All over the web there are sites, services and advertisers that are actively tracking users. It’s a situation that Mozilla wants to improve for users with better control and visibility over tracking.
On Oct. 24, Mozilla announced the release of its open-source Firefox 63 web browser, providing users with an Enhanced Tracking Protection feature. Firefox 63 also provides a refreshed look for the integrated developer tools inside of the browser, as well as fixes 14 vulnerabilities. The Firefox 63 release follows Firefox 62 that came out on Sept. 5 with improved performance and security updates.
“With today’s Firefox release, users will have the option to block cookies and storage access from third-party trackers,” Nick Nguyen, vice president of Firefox at Mozilla, wrote in a blog. “This is designed to effectively block the most common form of cross-site tracking.”
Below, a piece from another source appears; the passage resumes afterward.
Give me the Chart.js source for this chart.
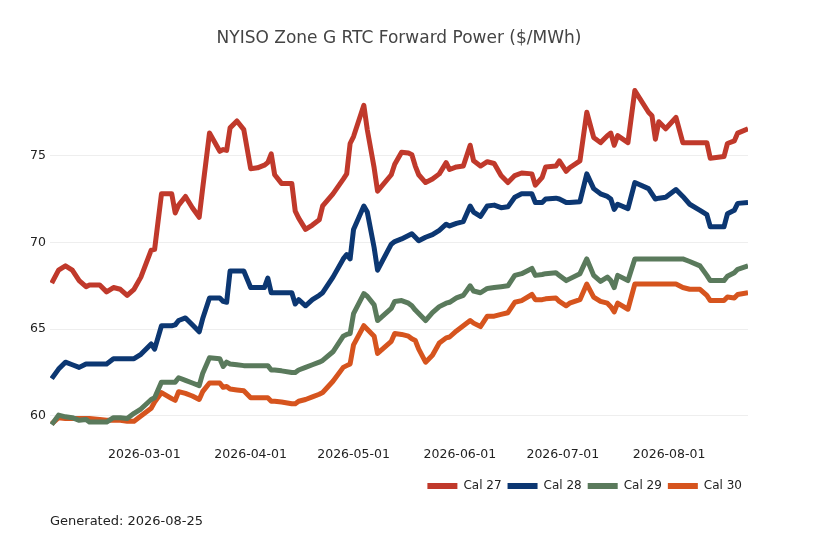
<!DOCTYPE html>
<html>
<head>
<meta charset="utf-8">
<title>NYISO Zone G RTC Forward Power</title>
<script src="https://cdn.jsdelivr.net/npm/chart.js@4.4.1/dist/chart.umd.min.js"></script>
<style>
  html, body { margin: 0; padding: 0; background: #fff; }
  #wrap { position: relative; width: 818px; height: 545px; }
  #note {
    position: absolute; left: 50px; top: 513px;
    font: 13px "DejaVu Sans", sans-serif; color: #222; line-height: 15px;
  }
</style>
</head>
<body>
<div id="wrap">
  <canvas id="myChart"></canvas>
  <div id="note">Generated: 2026-08-25</div>
</div>
<script>
// trade dates
const dates = [
  "2026-02-02","2026-02-04","2026-02-06","2026-02-08","2026-02-10","2026-02-12","2026-02-13",
  "2026-02-16","2026-02-18","2026-02-20","2026-02-22","2026-02-24","2026-02-26","2026-02-28",
  "2026-03-03","2026-03-04","2026-03-06","2026-03-09","2026-03-10","2026-03-11","2026-03-13",
  "2026-03-15","2026-03-17","2026-03-18","2026-03-20","2026-03-23","2026-03-24","2026-03-25",
  "2026-03-26","2026-03-28","2026-03-30",
  "2026-04-01","2026-04-03","2026-04-05","2026-04-06","2026-04-07","2026-04-08","2026-04-10",
  "2026-04-13","2026-04-14","2026-04-15","2026-04-17","2026-04-19","2026-04-21","2026-04-22",
  "2026-04-25","2026-04-28","2026-04-29","2026-04-30",
  "2026-05-01","2026-05-04","2026-05-05","2026-05-07","2026-05-08","2026-05-12","2026-05-13",
  "2026-05-15","2026-05-17","2026-05-18","2026-05-19","2026-05-20","2026-05-22","2026-05-24",
  "2026-05-26","2026-05-28","2026-05-29","2026-05-31",
  "2026-06-02","2026-06-04","2026-06-05","2026-06-07","2026-06-09","2026-06-11","2026-06-13",
  "2026-06-15","2026-06-17","2026-06-19","2026-06-22","2026-06-23","2026-06-25","2026-06-26",
  "2026-06-29","2026-06-30",
  "2026-07-02","2026-07-03","2026-07-06","2026-07-08","2026-07-10","2026-07-12","2026-07-14",
  "2026-07-15","2026-07-16","2026-07-17","2026-07-20","2026-07-22","2026-07-26","2026-07-27",
  "2026-07-28","2026-07-29","2026-07-31",
  "2026-08-03","2026-08-05","2026-08-07","2026-08-10","2026-08-12","2026-08-13","2026-08-17",
  "2026-08-18","2026-08-20","2026-08-21","2026-08-24"
];

const cal27 = [
  67.65,68.4,68.65,68.4,67.8,67.45,67.55,67.55,67.15,67.4,67.3,66.95,67.3,68.0,
  69.55,69.6,72.8,72.8,71.7,72.15,72.65,72.0,71.45,73.1,76.3,75.25,75.35,75.3,76.6,77.0,76.5,
  74.25,74.3,74.45,74.6,75.1,73.9,73.4,73.4,71.8,71.4,70.75,71.0,71.3,72.1,72.8,73.65,73.95,75.7,
  76.1,77.9,76.5,74.3,72.95,73.9,74.5,75.2,75.15,75.05,74.4,73.9,73.45,73.65,73.95,74.6,74.2,74.35,
  74.4,75.6,74.7,74.4,74.65,74.55,73.85,73.45,73.85,74.0,73.95,73.3,73.75,74.35,74.4,74.7,
  74.1,74.3,74.7,77.5,76.05,75.75,76.15,76.3,75.6,76.15,75.75,78.75,77.5,77.3,75.95,76.95,76.55,
  77.2,75.75,75.75,75.75,75.75,74.85,74.95,75.7,75.85,76.3,76.55
];

const cal28 = [
  62.15,62.7,63.1,62.95,62.8,63.0,63.0,63.0,63.0,63.3,63.3,63.3,63.3,63.55,
  64.15,63.85,65.2,65.2,65.25,65.5,65.65,65.25,64.85,65.6,66.8,66.8,66.6,66.55,68.35,68.35,68.35,
  67.4,67.4,67.4,67.95,67.1,67.1,67.1,67.1,66.45,66.7,66.35,66.7,66.95,67.1,68.0,69.05,69.3,69.05,
  70.75,72.1,71.75,69.7,68.4,69.9,70.05,70.2,70.4,70.5,70.3,70.1,70.3,70.45,70.7,71.05,70.95,71.1,
  71.2,72.1,71.75,71.5,72.1,72.15,72.0,72.05,72.6,72.8,72.8,72.3,72.3,72.5,72.55,72.5,
  72.3,72.3,72.35,73.95,73.1,72.8,72.65,72.5,71.9,72.2,71.95,73.45,73.1,72.8,72.5,72.55,72.6,
  73.05,72.65,72.2,71.85,71.6,70.9,70.9,71.65,71.85,72.25,72.3
];

const cal29 = [
  59.5,60.05,59.95,59.9,59.75,59.8,59.65,59.65,59.65,59.9,59.9,59.85,60.15,60.4,
  60.95,61.05,61.95,61.95,61.95,62.2,62.05,61.9,61.75,62.45,63.35,63.3,62.85,63.1,63.0,62.95,62.9,
  62.9,62.9,62.9,62.9,62.65,62.65,62.6,62.5,62.5,62.65,62.8,62.95,63.1,63.2,63.7,64.6,64.7,64.75,
  65.9,67.05,66.9,66.4,65.5,66.2,66.6,66.65,66.5,66.35,66.1,65.9,65.5,65.95,66.3,66.5,66.55,66.8,
  66.95,67.5,67.2,67.1,67.35,67.4,67.45,67.5,68.1,68.2,68.5,68.1,68.15,68.2,68.25,68.1,
  67.8,67.9,68.2,69.05,68.1,67.75,68.0,67.8,67.4,68.1,67.8,69.05,69.05,69.05,69.05,69.05,69.05,
  69.05,69.05,68.9,68.65,68.1,67.8,67.8,68.05,68.25,68.45,68.65
];

const cal30 = [
  59.55,59.9,59.85,59.85,59.85,59.85,59.85,59.8,59.75,59.75,59.75,59.7,59.7,60.0,
  60.45,60.8,61.35,61.0,60.9,61.4,61.3,61.15,60.95,61.4,61.9,61.9,61.65,61.7,61.55,61.5,61.45,
  61.05,61.05,61.05,61.05,60.85,60.85,60.8,60.7,60.7,60.85,60.95,61.1,61.25,61.35,62.0,62.8,62.9,63.0,
  64.1,65.2,65.0,64.6,63.6,64.3,64.75,64.7,64.6,64.45,64.35,63.85,63.1,63.5,64.2,64.5,64.55,64.9,
  65.2,65.5,65.35,65.15,65.75,65.75,65.85,65.95,66.55,66.65,67.0,66.7,66.7,66.75,66.8,66.6,
  66.35,66.5,66.7,67.6,66.85,66.6,66.5,66.3,66.0,66.5,66.15,67.6,67.6,67.6,67.6,67.6,67.6,
  67.6,67.4,67.3,67.3,66.95,66.65,66.65,66.85,66.8,67.0,67.1
];

const seriesNames = ["Cal 27", "Cal 28", "Cal 29", "Cal 30"];
const seriesColors = ["#c0392b", "#0c3772", "#5a7a5c", "#d6541e"];
const tickDates = ["2026-03-01","2026-04-01","2026-05-01","2026-06-01","2026-07-01","2026-08-01"];
const yTicks = [60, 65, 70, 75];

const DAY = 86400000;
function toMs(s) {
  return Date.parse(s + "T00:00:00Z");
}

const allSeries = [cal27, cal28, cal29, cal30];
const datasets = allSeries.map(function (values, i) {
  return {
    label: seriesNames[i],
    data: dates.map(function (d, j) { return { x: toMs(d), y: values[j] }; }),
    borderColor: seriesColors[i],
    backgroundColor: seriesColors[i],
    borderWidth: 5,
    pointRadius: 0,
    tension: 0,
    borderJoinStyle: "round",
  };
});

const font = "'DejaVu Sans', sans-serif";

new Chart(document.getElementById("myChart"), {
  type: "line",
  data: { datasets: datasets },
  options: {
    responsive: true,
    maintainAspectRatio: false,
    animation: false,
    layout: { padding: { left: 0, right: 70, top: 0, bottom: 43 } },
    scales: {
      x: {
        type: "linear",
        min: toMs(dates[0]) - 0.5 * DAY,
        max: toMs(dates[dates.length - 1]),
        grid: { display: false, drawTicks: false },
        border: { display: false },
        afterBuildTicks: function (scale) {
          scale.ticks = tickDates.map(function (d) { return { value: toMs(d) }; });
        },
        afterFit: function (scale) {
          scale.height += 7;
        },
        ticks: {
          padding: 5,
          maxRotation: 0,
          color: "#222",
          font: { family: font, size: 12.5 },
          callback: function (v) {
            return new Date(v).toISOString().slice(0, 10);
          },
        },
      },
      y: {
        min: 58.5,
        max: 80.2,
        grid: { color: "#eeeeee", lineWidth: 1, drawTicks: false },
        border: { display: false },
        afterBuildTicks: function (scale) {
          scale.ticks = yTicks.map(function (v) { return { value: v }; });
        },
        afterFit: function (scale) {
          scale.width = 50;
        },
        ticks: {
          padding: 4,
          color: "#222",
          font: { family: font, size: 12.5 },
        },
      },
    },
    plugins: {
      title: {
        display: true,
        text: "NYISO Zone G RTC Forward Power ($/MWh)",
        fullSize: false,
        color: "#444",
        font: { family: font, size: 17, weight: "normal" },
        padding: { top: 28, bottom: 17 },
      },
      legend: {
        position: "bottom",
        align: "end",
        fullSize: false,
        labels: {
          boxWidth: 30,
          boxHeight: 6,
          padding: 6,
          color: "#222",
          font: { family: font, size: 12 },
          generateLabels: function (chart) {
            const items = Chart.defaults.plugins.legend.labels.generateLabels(chart);
            items.forEach(function (it) { it.lineWidth = 0; });
            return items;
          },
        },
      },
      tooltip: { enabled: false },
    },
  },
});
</script>
</body>
</html>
Mozilla has been talking about different types of anti-tracking capabilities for seven years. In 2011, Firefox 4 implemented Do Not Track, a feature that enables users to notify sites if they do not want to be tracked. That method relied on sites honoring user requests and had limited success. With Firefox 42, which was released in November 2015, Mozilla first added its Tracking Protection feature, restricting the ability of third-party technologies from tracking a user.
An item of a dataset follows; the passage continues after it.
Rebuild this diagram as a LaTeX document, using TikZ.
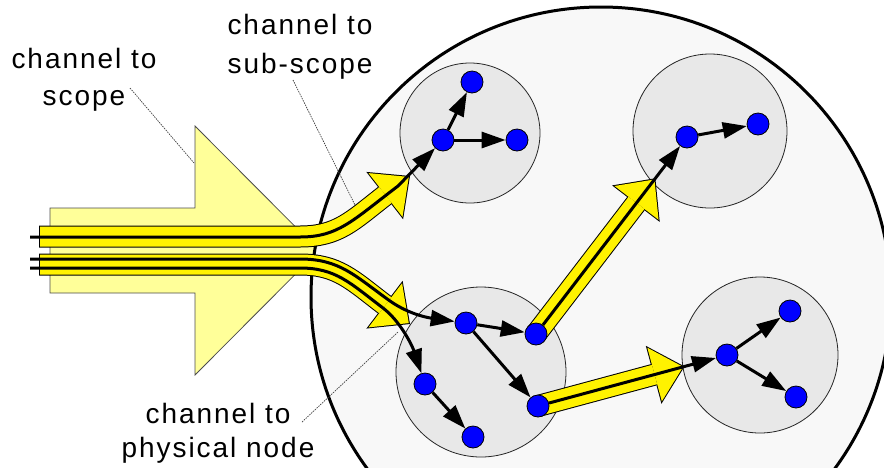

With the Enhanced Tracking Protection in Firefox 63, Mozilla is now providing users with more granular control to help prevent cross-site tracking. Users can now choose to block cookies that come from trackers. Mozilla defines trackers based on a Tracking Protection list from Disconnect.
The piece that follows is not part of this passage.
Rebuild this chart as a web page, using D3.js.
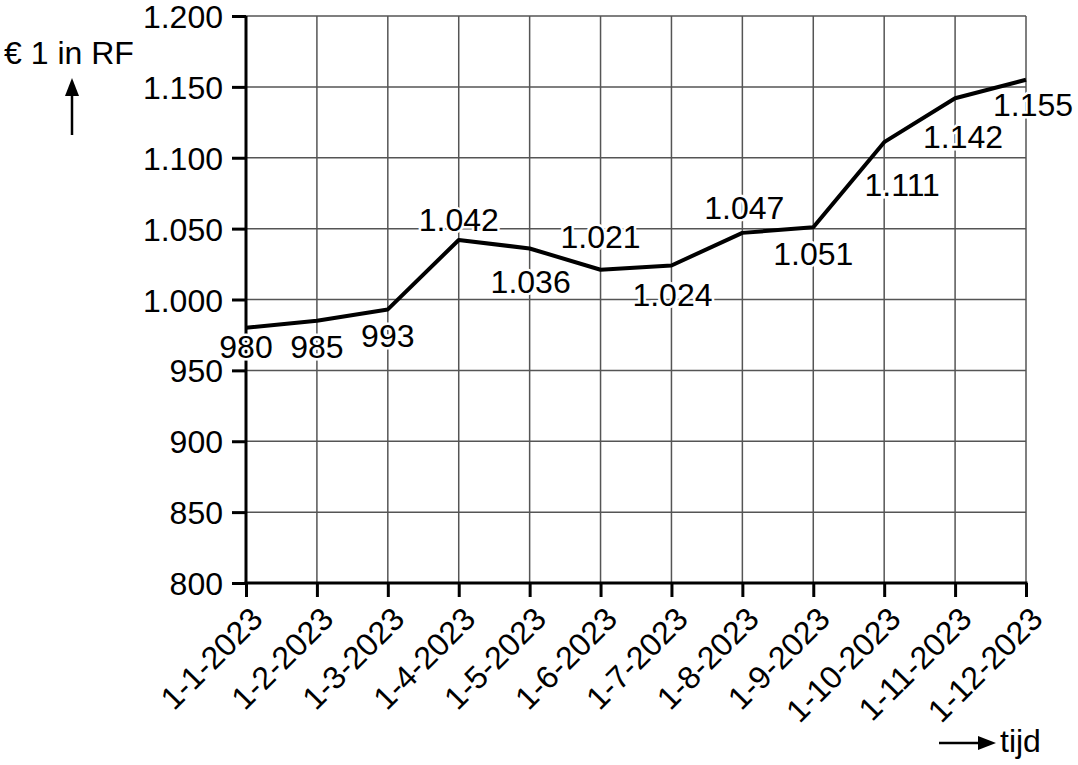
<!DOCTYPE html>
<html><head><meta charset="utf-8">
<script src="https://cdn.jsdelivr.net/npm/d3@7"></script>
<style>body{margin:0;background:#fff}svg{display:block}text{font-family:"Liberation Sans",Arial,sans-serif;fill:#000}</style>
</head><body><svg id="c" width="1078" height="765"></svg>
<script>
const categories = ["1-1-2023","1-2-2023","1-3-2023","1-4-2023","1-5-2023","1-6-2023","1-7-2023","1-8-2023","1-9-2023","1-10-2023","1-11-2023","1-12-2023"];
const values = [980,985,993,1042,1036,1021,1024,1047,1051,1111,1142,1155];
const valueLabels = ["980","985","993","1.042","1.036","1.021","1.024","1.047","1.051","1.111","1.142","1.155"];
const yTicks = [800,850,900,950,1000,1050,1100,1150,1200];
const yTickLabels = ["800","850","900","950","1.000","1.050","1.100","1.150","1.200"];
// label placement offsets (px) relative to each point: [dx, dy to baseline]
const labelOffsets = [[0,30],[0,37],[0,38],[0,-9],[1,45],[0,-22],[1,41],[2,-14],[0,38],[18,54],[8,50],[7,36]];

const svg = d3.select("#c");
const L = 246, R = 1026, T = 16, B = 583;
const x = d3.scalePoint().domain(categories).range([L, R]);
const y = d3.scaleLinear().domain([800, 1200]).range([B, T]);
const FS = 32;

// grid
svg.append("g").selectAll("line.h").data(yTicks).join("line")
  .attr("x1", L).attr("x2", R).attr("y1", d => y(d)).attr("y2", d => y(d))
  .attr("stroke", "#555").attr("stroke-width", 1.5);
svg.append("g").selectAll("line.v").data(categories).join("line")
  .attr("x1", d => x(d)).attr("x2", d => x(d)).attr("y1", T).attr("y2", B)
  .attr("stroke", "#555").attr("stroke-width", 1.5);

// y axis
const yAxis = d3.axisLeft(y).tickValues(yTicks).tickSize(14).tickPadding(9)
  .tickFormat((d, i) => yTickLabels[i]);
const gy = svg.append("g").attr("transform", `translate(${L},0)`).call(yAxis);
gy.select(".domain").attr("stroke", "#000").attr("stroke-width", 3).attr("d", `M0,${T}V${B}`);
gy.selectAll(".tick line").attr("stroke", "#000").attr("stroke-width", 3);
gy.selectAll(".tick text").attr("font-size", FS).attr("font-family", '"Liberation Sans",Arial,sans-serif').attr("fill", "#000").attr("dy", "0.36em");

// x axis
const xAxis = d3.axisBottom(x).tickSize(14).tickFormat(d => d);
const gx = svg.append("g").attr("transform", `translate(0,${B})`).call(xAxis);
gx.select(".domain").attr("stroke", "#000").attr("stroke-width", 3).attr("d", `M${L-1.5},0H${R+1.5}`);
gx.selectAll(".tick line").attr("stroke", "#000").attr("stroke-width", 3);
gx.selectAll(".tick text").attr("font-size", FS).attr("font-family", '"Liberation Sans",Arial,sans-serif').attr("fill", "#000")
  .attr("y", 0).attr("dy", 0).attr("text-anchor", "end")
  .attr("transform", "translate(18,38) rotate(-45)");

// line
const line = d3.line().x((d, i) => x(categories[i])).y(d => y(d));
svg.append("path").datum(values).attr("d", line).attr("fill", "none")
  .attr("stroke", "#000").attr("stroke-width", 4).attr("stroke-linejoin", "round");

// value labels
svg.append("g").selectAll("text").data(values).join("text")
  .attr("x", (d, i) => x(categories[i]) + labelOffsets[i][0])
  .attr("y", (d, i) => y(d) + labelOffsets[i][1])
  .attr("text-anchor", "middle").attr("font-size", FS)
  .attr("stroke", "#fff").attr("stroke-width", 5).attr("paint-order", "stroke")
  .text((d, i) => valueLabels[i]);

// y title and arrow
svg.append("text").attr("x", 4).attr("y", 64).attr("font-size", FS).text("€ 1 in RF");
svg.append("line").attr("x1", 72).attr("x2", 72).attr("y1", 135).attr("y2", 92).attr("stroke", "#000").attr("stroke-width", 2.5);
svg.append("path").attr("d", "M72,78 L65,96 L79,96 Z").attr("fill", "#000");

// x title and arrow
svg.append("line").attr("x1", 939).attr("x2", 982).attr("y1", 743).attr("y2", 743).attr("stroke", "#000").attr("stroke-width", 2.5);
svg.append("path").attr("d", "M996,743 L978,736 L978,750 Z").attr("fill", "#000");
svg.append("text").attr("x", 1000).attr("y", 752).attr("font-size", FS).text("tijd");
</script></body></html>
“The storage access policy blocks resources identified as trackers from accessing their cookies and other site storage when they are loaded in a third-party context,” Mozilla’s developer documentation on Enhanced Tracking Protection states. “This prevents those resources from retrieving tracking identifiers stored in cookies or site storage and using them to identify users across visits to multiple first parties.”
Developer Tools
Mozilla is also enhancing its developer tools in Firefox 63, with a new visual style for menus to help make it easier to use the included tools.
One of the developer tools being updated in Firefox 63 is the Fonts panel, which shows developers what local and web fonts are being used on a given web page.
“in Firefox 63 the Fonts panel gains new powers! You can adjust the parameters of the font on the currently selected element, and if the current font supports Font Variations, you can view and fine-tune those parameters as well,” Matt “Potch” Claypotch, a developer and web platform advocate at Mozilla, wrote in a blog. “The syntax for adjusting variable fonts can be a little unfamiliar and it’s not otherwise possible to discover all the variations built into a font, so this tool can be a life saver.”
As part of the Firefox 63 update, Mozilla is patching 14 vulnerabilities, including two that have critical severity and three rated as high severity. The two critical severity issues (CVE-2018-12388 and CVE-2018-12390) are memory safety flaws that could potentially lead to arbitrary code execution.
Among the non-critical flaws of interest is CVE-2018-12397, which Mozilla rated as having moderate impact, but could potentially lead to unintended information disclosure.
“A WebExtension can request access to local files without the warning prompt stating that the extension will ‘Access your data for all websites’ being displayed to the user,” Mozilla warns in an advisory. “This allows extensions to run content scripts in local pages without permission warnings when a local file is opened.”